There is a Japanese term, mono no aware, that translates roughly as "the pathos of things": it captures a kind of bittersweet melancholy at life's impermanence – that additional beauty imparted to cherry blossoms, say, or human features, as a result of their inevitably fleeting time on Earth. It's only stretching the concept slightly to suggest that this is how the museum's proprietor, an understatedly stylish GfK employee named Carol Sherry, feels about the cartons of Morning Banana Juice in her care, or about Fortune Snookies, a short-lived line of fortune cookies for dogs. Every failure, the way she sees it, embodies its own sad story on the part of designers, marketers and salespeople. It is never far from her mind that real people had their mortgages, their car payments and their family holidays riding on the success of products such as A Touch of Yogurt.

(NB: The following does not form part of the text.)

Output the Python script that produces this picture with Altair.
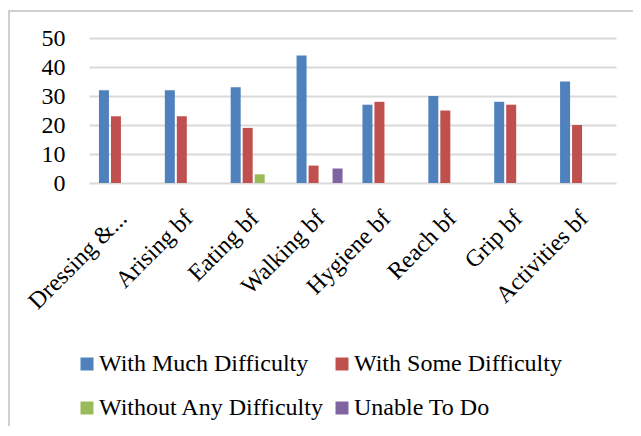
import altair as alt
import pandas as pd

categories = ["Dressing & Grooming bf", "Arising bf", "Eating bf", "Walking bf",
              "Hygiene bf", "Reach bf", "Grip bf", "Activities bf"]
series = ["With Much Difficulty", "With Some Difficulty",
          "Without Any Difficulty", "Unable To Do"]
much = [32, 32, 33, 44, 27, 30, 28, 35]
some = [23, 23, 19, 6, 28, 25, 27, 20]
without = [0, 0, 3, 0, 0, 0, 0, 0]
unable = [0, 0, 0, 5, 0, 0, 0, 0]
colors = ["#4F81BD", "#C0504D", "#9BBB59", "#8064A2"]

rows = []
for s, vals in zip(series, [much, some, without, unable]):
    for c, v in zip(categories, vals):
        rows.append({"cat": c, "series": s, "value": v})
df = pd.DataFrame(rows)

FONT = "Liberation Serif"

bars = alt.Chart(df).mark_bar().encode(
    x=alt.X("cat:N", sort=categories, title=None,
            scale=alt.Scale(paddingInner=0.302, paddingOuter=0.151),
            axis=alt.Axis(labelAngle=-45, labelAlign="right", labelBaseline="top",
                          labelPadding=23, labelOffset=-7, ticks=False, domain=False,
                          labelFont=FONT, labelFontSize=24, labelColor="#000000",
                          labelLimit=300,
                          labelExpr="length(datum.label) > 15 ? slice(datum.label, 0, 10) + '...' : datum.label")),
    xOffset=alt.XOffset("series:N", sort=series,
                        scale=alt.Scale(paddingInner=1/6, paddingOuter=0)),
    y=alt.Y("value:Q", title=None,
            scale=alt.Scale(domain=[0, 50], nice=False),
            axis=alt.Axis(values=[0, 10, 20, 30, 40, 50], ticks=False, domain=False,
                          grid=True, gridColor="#D9D9D9", gridWidth=2,
                          labelFont=FONT, labelFontSize=24, labelColor="#000000",
                          labelPadding=24)),
    color=alt.Color("series:N", sort=series,
                    scale=alt.Scale(domain=series, range=colors),
                    legend=alt.Legend(title=None, orient="none", legendX=-14, legendY=314,
                                      columns=2, direction="horizontal", padding=0,
                                      symbolType="square", symbolSize=169,
                                      symbolStrokeWidth=0, symbolOpacity=1,
                                      labelFont=FONT, labelFontSize=24, labelColor="#000000",
                                      labelOffset=0, rowPadding=20, columnPadding=5,
                                      labelLimit=400)),
)

frame = pd.DataFrame({"k": [0]})
left_border = alt.Chart(frame).mark_rule(color="#D0D0D0", strokeWidth=2).encode(
    x=alt.value(-80), y=alt.value(-28), y2=alt.value(450))
top_border = alt.Chart(frame).mark_rule(color="#D0D0D0", strokeWidth=2).encode(
    x=alt.value(-81), x2=alt.value(600), y=alt.value(-27))

chart = alt.layer(left_border, top_border, bars).properties(
    width=527, height=145,
    autosize=alt.AutoSizeParams(type="none"),
    padding={"left": 81, "top": 30, "right": 17, "bottom": 243},
).configure_view(stroke=None)

chart.save("out.html", embed_options={"renderer": "svg", "actions": False})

"I feel really sorry for the developer on this one," Sherry says, indicating the breath mints that inadvertently resembled crack. "I mean, I've met the guy. Why would he ever have spent any time on the streets, in the drug culture?" She shakes her head. "These are real people who sincerely want to do their best, and then, well, things happen." The Museum of Failed Products – consumer capitalism’s very own graveyard.

The Museum of Failed Products was itself a kind of accident, albeit a happier one. Its creator, a now-retired marketing man named Robert McMath, merely intended to accumulate a "reference library" of consumer products, not failures per se. And so, starting in the 1960s, he began purchasing and preserving a sample of every new item he could find. Soon, the collection outgrew his office in upstate New York and he was forced to move into a converted granary to accommodate it; later, GfK bought him out, moving the whole lot to Michigan. What McMath hadn't taken into account was the three-word truth that was to prove the making of his career: "Most products fail." According to some estimates, the failure rate is as high as 90%. Simply by collecting new products indiscriminately, McMath had ensured that his hoard would come to consist overwhelmingly of unsuccessful ones.

By far the most striking thing about the museum, though, is that it should exist as a viable, profit-making business in the first place. You might have assumed that any consumer product manufacturer worthy of the name would have its own such collection – a carefully stewarded resource to help it avoid making errors its rivals had already made. Yet the executives who arrive every week at Sherry's door are evidence of how rarely this happens. Product developers are so focused on their next hoped-for success – so unwilling to invest time or energy thinking about their industry's past failures – that they only belatedly realise how much they need to access GfK's collection. Most surprising of all is that many of the designers who have found their way to the museum have come there to examine – or been surprised to discover – products that their own companies had created, then abandoned. They were apparently so averse to dwelling on the unpleasant business of failure that they had neglected even to keep samples of their own disasters.

Failure is everywhere. It's just that most of the time we'd rather avoid confronting that fact.

Behind all of the most popular modern approaches to happiness and success is the simple philosophy of focusing on things going right. But ever since the first philosophers of ancient Greece and Rome, a dissenting perspective has proposed the opposite: that it's our relentless effort to feel happy, or to achieve certain goals, that is precisely what makes us miserable and sabotages our plans. And that it is our constant quest to eliminate or to ignore the negative – insecurity, uncertainty, failure, sadness – that causes us to feel so insecure, anxious, uncertain or unhappy in the first place.

Yet this conclusion does not have to be depressing. Instead, it points to an alternative approach: a "negative path" to happiness that entails taking a radically different stance towards those things most of us spend our lives trying hard to avoid. This involves learning to enjoy uncertainty, embracing insecurity and becoming familiar with failure. In order to be truly happy, it turns out, we might actually need to be willing to experience more negative emotions – or, at the very least, to stop running quite so hard from them.